What You Can Do Next
**Obtain Professional Valuations:** Commission an independent valuation of the rental property to accurately determine its market value at the time of the gift, crucial for CGT calculations.
**Assess Capital Gains Tax (CGT) Liability:** Calculate your potential CGT bill, remembering your annual exempt amount of £3,000 for your share of the gain. Factor in potential rates of 18% or 24% depending on your income tax band.
**Evaluate Stamp Duty Land Tax (SDLT) for Recipients:** Determine if your children will incur SDLT. If they take on any existing mortgage debt, this constitutes 'consideration' and will trigger SDLT, including the 5% additional dwelling surcharge if it's not their main home.
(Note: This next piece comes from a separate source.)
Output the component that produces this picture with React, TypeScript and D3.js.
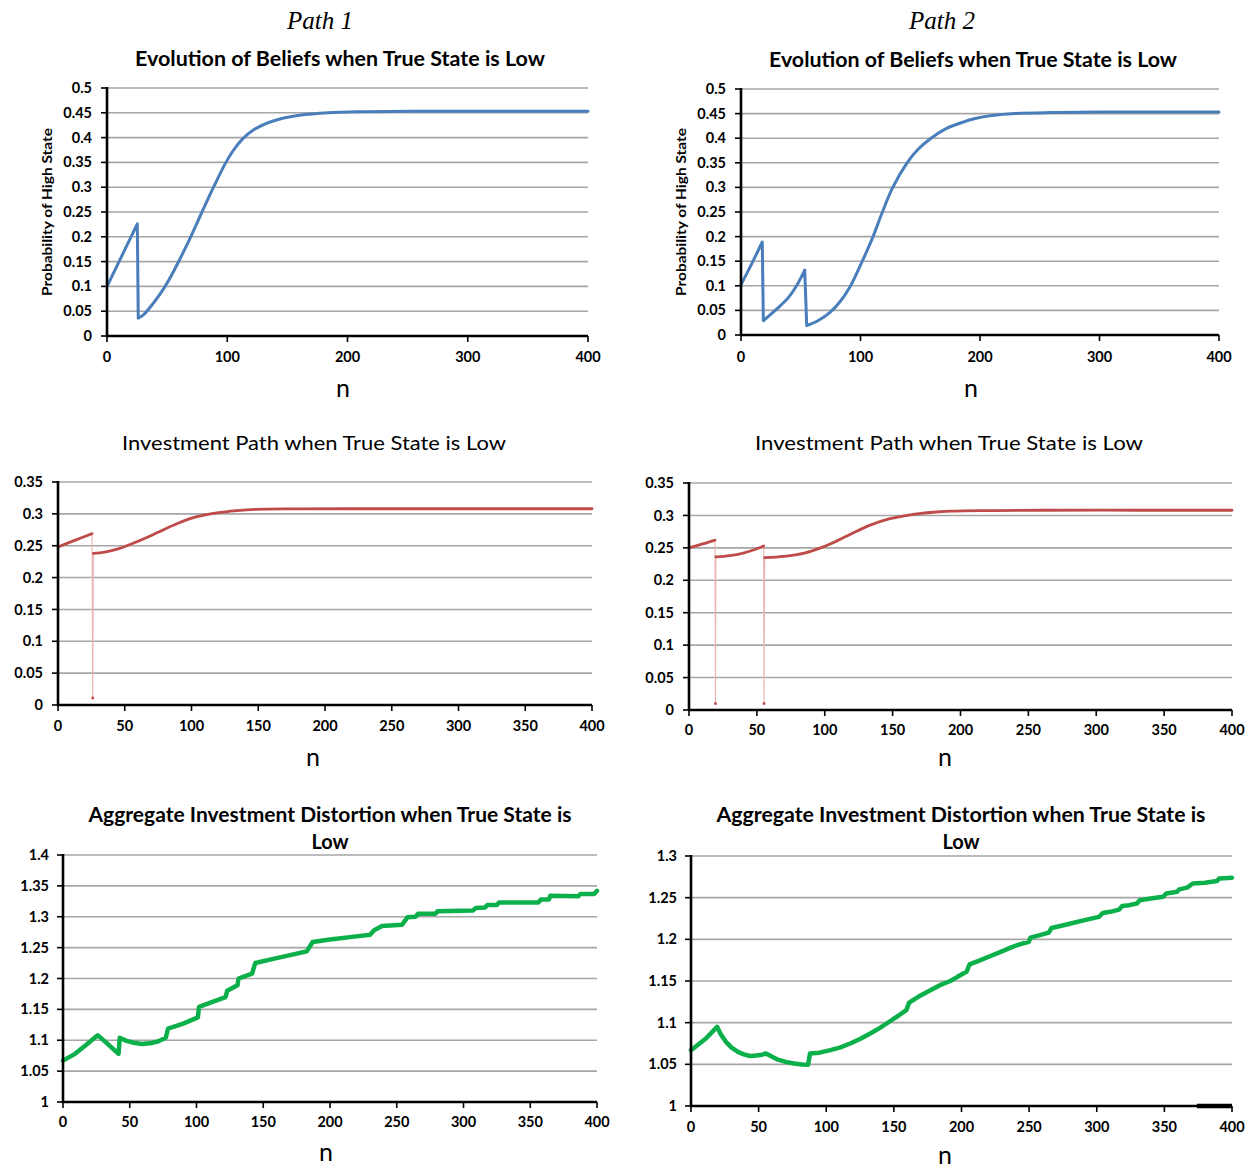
import React from 'react';
import * as d3 from 'd3';

// ---------- DATA ----------
const beliefTicks = [0, 0.05, 0.1, 0.15, 0.2, 0.25, 0.3, 0.35, 0.4, 0.45, 0.5];
const investTicks = [0, 0.05, 0.1, 0.15, 0.2, 0.25, 0.3, 0.35];
const agg1Ticks = [1, 1.05, 1.1, 1.15, 1.2, 1.25, 1.3, 1.35, 1.4];
const agg2Ticks = [1, 1.05, 1.1, 1.15, 1.2, 1.25, 1.3];
const xTicks100 = [0, 100, 200, 300, 400];
const xTicks50 = [0, 50, 100, 150, 200, 250, 300, 350, 400];

const beliefs1N = [0, 5, 10, 15, 20, 25.2, 26, 30, 38.5, 47, 54, 61, 70, 79, 89, 98, 105, 113, 122, 135, 148, 160, 184, 210, 260, 330, 400];
const beliefs1V = [0.1, 0.125, 0.15, 0.175, 0.2, 0.226, 0.036, 0.042, 0.066, 0.095, 0.124, 0.157, 0.202, 0.25, 0.302, 0.346, 0.374, 0.398, 0.416, 0.431, 0.44, 0.445, 0.45, 0.452, 0.453, 0.453, 0.453];

const beliefs2N = [0, 9, 17.8, 18.7, 30, 39.6, 46, 53.3, 55, 65, 74.5, 83, 91, 99.6, 105, 110.5, 118, 127, 139, 148, 159, 172, 185, 196, 210, 229, 260, 300, 400];
const beliefs2V = [0.102, 0.145, 0.189, 0.029, 0.053, 0.076, 0.098, 0.132, 0.019, 0.03, 0.046, 0.068, 0.097, 0.14, 0.169, 0.2, 0.248, 0.3, 0.35, 0.377, 0.4, 0.42, 0.432, 0.44, 0.446, 0.45, 0.452, 0.453, 0.453];

const invest1N = [0, 12, 25.5, 26, 26.5, 35, 45, 60, 75, 89, 104, 119, 134, 148, 178, 220, 300, 400];
const invest1V = [0.248, 0.258, 0.269, 0.011, 0.238, 0.24, 0.245, 0.257, 0.271, 0.2845, 0.2955, 0.3015, 0.305, 0.307, 0.3078, 0.308, 0.308, 0.308];

const invest2N = [0, 10, 19.2, 19.5, 19.8, 30, 40, 48, 55, 55.3, 55.8, 70, 85, 97, 104, 119, 133.5, 148, 163, 178, 193, 222, 260, 330, 400];
const invest2V = [0.25, 0.256, 0.262, 0.01, 0.236, 0.238, 0.242, 0.247, 0.253, 0.01, 0.235, 0.237, 0.242, 0.25, 0.256, 0.271, 0.285, 0.295, 0.301, 0.3045, 0.3065, 0.3075, 0.308, 0.308, 0.308];

const agg1N = [0, 9, 17, 26, 33, 41.6, 42.5, 47.5, 53, 59, 65, 71, 77, 78.7, 90, 101, 101.9, 112, 121.8, 123, 130.7, 131.5, 141.6, 144, 160, 182.6, 187, 200, 215, 230, 233, 239, 254, 258, 264, 266, 279, 280.6, 307, 309, 316, 318, 325, 326.6, 356, 358, 364, 365, 386, 387.6, 398, 400];
const agg1V = [1.067, 1.078, 1.092, 1.108, 1.095, 1.078, 1.104, 1.099, 1.096, 1.094, 1.095, 1.098, 1.104, 1.119, 1.127, 1.137, 1.154, 1.162, 1.17, 1.18, 1.189, 1.2, 1.208, 1.225, 1.233, 1.244, 1.259, 1.263, 1.267, 1.271, 1.278, 1.285, 1.287, 1.299, 1.3, 1.305, 1.305, 1.309, 1.31, 1.314, 1.315, 1.319, 1.319, 1.323, 1.323, 1.328, 1.328, 1.334, 1.333, 1.337, 1.337, 1.342];

const agg2N = [0, 11, 19.3, 22, 25.8, 30, 34.7, 39, 43.6, 48, 52.5, 55.4, 60, 64.3, 70, 76.2, 82, 86.6, 88, 95, 103, 110, 117.7, 125, 132.5, 140, 147.4, 153, 159.2, 161.3, 168, 177, 184, 191.8, 197, 203.7, 206, 214, 221.5, 229, 236.3, 243, 249.7, 251, 258, 264.5, 266.6, 273, 280.8, 291, 301.6, 304.5, 310, 316.4, 318.8, 324, 329.7, 331.8, 340, 349, 351.4, 359.4, 360.9, 366.8, 371, 380, 389, 390.5, 400];
const agg2V = [1.067, 1.081, 1.095, 1.086, 1.077, 1.07, 1.065, 1.062, 1.06, 1.0605, 1.0616, 1.063, 1.059, 1.0556, 1.053, 1.051, 1.0498, 1.0496, 1.063, 1.064, 1.067, 1.07, 1.075, 1.0805, 1.087, 1.094, 1.102, 1.108, 1.115, 1.124, 1.131, 1.139, 1.145, 1.15, 1.155, 1.161, 1.17, 1.175, 1.18, 1.185, 1.19, 1.194, 1.197, 1.202, 1.205, 1.208, 1.2136, 1.216, 1.219, 1.223, 1.227, 1.2316, 1.233, 1.2356, 1.24, 1.241, 1.243, 1.247, 1.249, 1.251, 1.255, 1.257, 1.26, 1.262, 1.267, 1.268, 1.27, 1.273, 1.274];

const beliefTitle = ['Evolution of Beliefs when True State is Low'];
const investTitle = ['Investment Path when True State is Low'];
const aggTitle = ['Aggregate Investment Distortion when True State is', 'Low'];
const yAxisTitle = 'Probability of High State';
const xAxisTitle = 'n';
const pathTitles = ['Path 1', 'Path 2'];

// ---------- STYLE ----------
const FONT = "Lato, 'Open Sans', 'Noto Sans', sans-serif";
const BLUE = '#4a7ebb';
const RED = '#be4b48';
const GREEN = '#0cb04a';
const GRID = '#a6a6a6';

type Pt = [number, number];
type Cfg = {
  key: string;
  left: number; right: number; top: number; bottom: number;
  yDomain: [number, number];
  yTicks: number[];
  xTicks: number[];
  title: string[];
  titleX: number; titleY: number; titleWeight: number; titleLen: number;
  yLabelX?: number;
  labelRight: number;
  xLabelY: number;
  nX: number; nY: number;
  n: number[]; v: number[];
  kind: 'belief' | 'invest' | 'agg';
  thickFrom?: number;
};

const fmt = d3.format('~g');

function splitAtDrops(pts: Pt[]): Pt[][] {
  const segs: Pt[][] = [];
  let cur: Pt[] = [];
  pts.forEach((p, i) => {
    if (i > 0 && pts[i - 1][1] - p[1] > 0.08 && p[0] - pts[i - 1][0] < 2.5) {
      segs.push(cur);
      cur = [];
    }
    cur.push(p);
  });
  segs.push(cur);
  return segs;
}

function Panel({ c }: { c: Cfg }) {
  const x = d3.scaleLinear().domain([0, 400]).range([c.left, c.right]);
  const y = d3.scaleLinear().domain(c.yDomain).range([c.bottom, c.top]);
  const pts: Pt[] = c.n.map((n, i) => [n, c.v[i]]);
  const smooth = d3.line<Pt>().x((d) => x(d[0])).y((d) => y(d[1])).curve(d3.curveCatmullRom.alpha(0.5));
  const straight = d3.line<Pt>().x((d) => x(d[0])).y((d) => y(d[1]));

  let marks: React.ReactNode = null;
  if (c.kind === 'belief') {
    const segs = splitAtDrops(pts);
    const d = segs.map((s, i) => {
      const body = smooth(s) || '';
      if (i === 0) return body;
      const prev = segs[i - 1][segs[i - 1].length - 1];
      return `L${x(prev[0])},${y(prev[1])}L${x(s[0][0])},${y(s[0][1])}` + body.replace(/^M/, 'L');
    }).join('');
    marks = <path d={d} fill="none" stroke={BLUE} strokeWidth={3} strokeLinejoin="round" strokeLinecap="round" />;
  } else if (c.kind === 'agg') {
    marks = <path d={straight(pts) || ''} fill="none" stroke={GREEN} strokeWidth={4.5} strokeLinejoin="round" strokeLinecap="round" />;
  } else {
    const segs: Pt[][] = [];
    const dips: { prev: Pt; dip: Pt; next: Pt }[] = [];
    let cur: Pt[] = [];
    pts.forEach((p, i) => {
      if (p[1] < 0.05) {
        dips.push({ prev: pts[i - 1], dip: p, next: pts[i + 1] });
        segs.push(cur);
        cur = [];
      } else cur.push(p);
    });
    segs.push(cur);
    marks = (
      <g>
        {dips.map((d, i) => (
          <g key={'d' + i}>
            <path d={straight([d.prev, d.dip, d.next]) || ''} fill="none" stroke="#ebb4b2" strokeWidth={1.1} />
            <rect x={x(d.dip[0]) - 1.3} y={y(d.dip[1]) - 1.3} width={2.6} height={2.6} fill={RED} />
          </g>
        ))}
        {segs.map((s, i) => (
          <path key={'s' + i} d={smooth(s) || ''} fill="none" stroke={RED} strokeWidth={2.8} strokeLinejoin="round" strokeLinecap="round" />
        ))}
      </g>
    );
  }

  return (
    <g>
      {c.yTicks.filter((t) => t !== c.yDomain[0]).map((t) => (
        <line key={'g' + t} x1={c.left} x2={c.right} y1={y(t)} y2={y(t)} stroke={GRID} strokeWidth={1.6} />
      ))}
      {c.yTicks.map((t) => (
        <g key={'y' + t}>
          <line x1={c.left - 6} x2={c.left} y1={y(t)} y2={y(t)} stroke="#000" strokeWidth={1.6} />
          <text x={c.labelRight} y={y(t)} dy="0.35em" textAnchor="end" fontFamily={FONT} fontWeight={700} fontSize={14.5} fill="#000">{fmt(t)}</text>
        </g>
      ))}
      {c.xTicks.map((t) => (
        <g key={'x' + t}>
          <line x1={x(t)} x2={x(t)} y1={c.bottom} y2={c.bottom + 6} stroke="#000" strokeWidth={1.6} />
          <text x={x(t)} y={c.xLabelY} dy="0.35em" textAnchor="middle" fontFamily={FONT} fontWeight={700} fontSize={14.5} fill="#000">{fmt(t)}</text>
        </g>
      ))}
      {marks}
      <line x1={c.left} x2={c.left} y1={c.top - 1} y2={c.bottom + 1} stroke="#000" strokeWidth={2.6} />
      <line x1={c.left - 1} x2={c.right} y1={c.bottom} y2={c.bottom} stroke="#000" strokeWidth={2.6} />
      {c.thickFrom !== undefined && (
        <line x1={x(c.thickFrom)} x2={c.right} y1={c.bottom} y2={c.bottom} stroke="#000" strokeWidth={4.5} />
      )}
      {c.title.map((t, i) => (
        <text key={'t' + i} x={c.titleX} y={c.titleY + i * 27} dy="0.35em" textAnchor="middle" fontFamily={FONT} fontWeight={c.titleWeight} fontSize={20}
          fill="#000" textLength={i === 0 ? c.titleLen : undefined} lengthAdjust="spacingAndGlyphs">{t}</text>
      ))}
      {c.yLabelX !== undefined && (
        <text transform={`translate(${c.yLabelX},${(c.top + c.bottom) / 2}) rotate(-90)`} dy="0.35em" textAnchor="middle" fontFamily={FONT} fontWeight={700}
          fontSize={13.5} fill="#000" textLength={168} lengthAdjust="spacingAndGlyphs">{yAxisTitle}</text>
      )}
      <text x={c.nX} y={c.nY} dy="0.35em" textAnchor="middle" fontFamily={FONT} fontSize={25} fill="#000">{xAxisTitle}</text>
    </g>
  );
}

const panels: Cfg[] = [
  { key: 'b1', left: 107, right: 588, top: 88, bottom: 336, yDomain: [0, 0.5], yTicks: beliefTicks, xTicks: xTicks100, title: beliefTitle,
    titleX: 340, titleY: 59, titleWeight: 700, titleLen: 410, yLabelX: 47, labelRight: 92, xLabelY: 357, nX: 343, nY: 388, n: beliefs1N, v: beliefs1V, kind: 'belief' },
  { key: 'b2', left: 741, right: 1219, top: 89, bottom: 335, yDomain: [0, 0.5], yTicks: beliefTicks, xTicks: xTicks100, title: beliefTitle,
    titleX: 973, titleY: 60, titleWeight: 700, titleLen: 408, yLabelX: 681, labelRight: 726, xLabelY: 357, nX: 971, nY: 388, n: beliefs2N, v: beliefs2V, kind: 'belief' },
  { key: 'i1', left: 58, right: 592, top: 482, bottom: 705, yDomain: [0, 0.35], yTicks: investTicks, xTicks: xTicks50, title: investTitle,
    titleX: 314, titleY: 443, titleWeight: 400, titleLen: 384, labelRight: 43, xLabelY: 726, nX: 313, nY: 757, n: invest1N, v: invest1V, kind: 'invest' },
  { key: 'i2', left: 689, right: 1232, top: 483, bottom: 710, yDomain: [0, 0.35], yTicks: investTicks, xTicks: xTicks50, title: investTitle,
    titleX: 949, titleY: 443, titleWeight: 400, titleLen: 388, labelRight: 674, xLabelY: 730, nX: 945, nY: 757, n: invest2N, v: invest2V, kind: 'invest' },
  { key: 'a1', left: 63, right: 597, top: 855, bottom: 1102, yDomain: [1, 1.4], yTicks: agg1Ticks, xTicks: xTicks50, title: aggTitle,
    titleX: 330, titleY: 815, titleWeight: 700, titleLen: 483, labelRight: 49, xLabelY: 1122, nX: 326, nY: 1152, n: agg1N, v: agg1V, kind: 'agg' },
  { key: 'a2', left: 691, right: 1232, top: 856, bottom: 1106, yDomain: [1, 1.3], yTicks: agg2Ticks, xTicks: xTicks50, title: aggTitle,
    titleX: 961, titleY: 815, titleWeight: 700, titleLen: 489, labelRight: 677, xLabelY: 1127, nX: 945, nY: 1155, n: agg2N, v: agg2V, kind: 'agg', thickFrom: 374 },
];

export default function App() {
  return (
    <svg width={1259} height={1170} viewBox="0 0 1259 1170" style={{ position: 'absolute', left: 0, top: 0, background: '#fff' }}>
      <rect x={0} y={0} width={1259} height={1170} fill="#fff" />
      <text x={320} y={20} dy="0.35em" textAnchor="middle" fontFamily="'Liberation Serif', 'DejaVu Serif', serif" fontStyle="italic" fontSize={25} fill="#000">{pathTitles[0]}</text>
      <text x={942} y={20} dy="0.35em" textAnchor="middle" fontFamily="'Liberation Serif', 'DejaVu Serif', serif" fontStyle="italic" fontSize={25} fill="#000">{pathTitles[1]}</text>
      {panels.map((c) => <Panel key={c.key} c={c} />)}
    </svg>
  );
}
**Consider Inheritance Tax (IHT) Timing:** Understand the seven-year rule for Potentially Exempt Transfers (PETs). If you survive for seven years, the gift is generally IHT-exempt. If not, tapering relief may apply, or the gift could still be included in your estate.
**Seek Independent Financial and Legal Advice:** Engage a qualified tax advisor and solicitor. They can structure the gift correctly, advise on the best approach for your specific circumstances and objectives, and ensure all legal and tax implications are covered.
**Draft a Formal Deed of Gift:** Ensure all changes in ownership are legally documented through a Deed of Gift, correctly filed with the Land Registry, to avoid future disputes and formalise the transfer.